Since I now have more students and freelance work compared to when I first quit, this is far less of an issue than before. I spend several hours talking to people so I don't really need to pounce when the CH gets home. However, one thing I take away from this experience (and my student's situation simply reminded me of this) is that there's usually an easy fix for the problems that arise from people living together if both parties communicate and surrender their neuroses and willfulness and just address the issue at hand.


Emsk said...

Did you ever see the episode of Sex and the City when Aidan moves in with Carrie? Whenever she came home he'd bleat "Hey! Where you een? Whaddya do?" the minute she got her foot in the door. At first she thought it was cute, then it grated and then they had a row and she told him to shut up and stop talking all the time!

Carrie and Aidan did come up with a great solution, even if they didn't end up staying together.

I can't imagine how I would cope with a chatty man in my life, 'cos my day is all about talking to people, helping their English, talking to my co-workers, socialising with students. If I'm not cycling home after taking the students out then I'm on a crowded bus full of arseholes blethering on their cellphones about things they should be discussing in private. My head is busting! I get in that door and just zone out.

A husband who came home and needed to zone out too would be just my cup of tea.

Orchid64 said...

I'm afraid I wasn't a Sex and the City type of person. All the obsession with shoes, shopping, and multiple partners was something I couldn't relate to. I've seen episodes on occasion when I was channel surfing and needed some sort of background for housework (and was too lazy or indifferent to fish out a DVD), but it was very spotty viewing.

I should note that my husband is neither chatty nor quiet and he didn't need that period of rest when he was a househusband and I worked full time. During that time, the tables were turned, but I think I didn't obviously need to "decompress" in the way he did - usually, I sat on the sofa with my feet up while he gave them a rub and that was plenty good for me. It's not about his personality or an intrinsic need but just about circumstances. Both the CH and I are relatively talkative people, but not really "chatty". That is, we don't tend to talk about empty topics so much just to fill the air with noise, but we do like to discuss things.

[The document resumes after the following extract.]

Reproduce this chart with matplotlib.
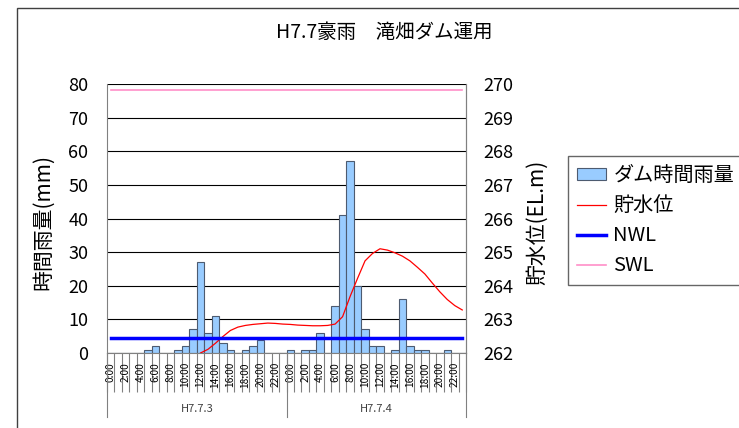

When we're in the same circumstances so our energy levels are at the same point, we're pretty much perfectly matched. This was one of the things that really brought us together early on and made us realize that we were a really good match for one another.

Kelly said...

I can't say i've ever had that problem. Yasu has always worked long hours and i've always stayed home ever since we got married, and if i pounce on him when he gets home he doesn't mind at all, even if he's tired and worn out.

However, being married a while you certainly pick up on how the other person is feeling without having to say anything and if i do sense that Yasu needs his own space I don't bother him, he's the same with me.

I wonder if that Japanese woman has been married long enough to "know" her husband like that?

Girl Japan said...

Darling DH gets home, but when I am out working or doing a project, I am not there to greet him, I would most of the time I do-- he needs to decompress though, usually he has dinner in hand and our mouths are chomping away. Sometimes I am all ready for a convo- cause I am a catterbox..he, being the opposite which irritates me sometimes-- I have to say "huh", well, and "right" a lot.. sometimes he is a true talker and other times... he just wants to unwind after work.. when I get home from work, I am hyper, opposite of him.

I am a SATC fan as well, HARD core-- for the fashion behind the scenes, and for Samantha making it okay that is is OKAY for women to WANT sex, and want it often.

I like little things in each of their characters.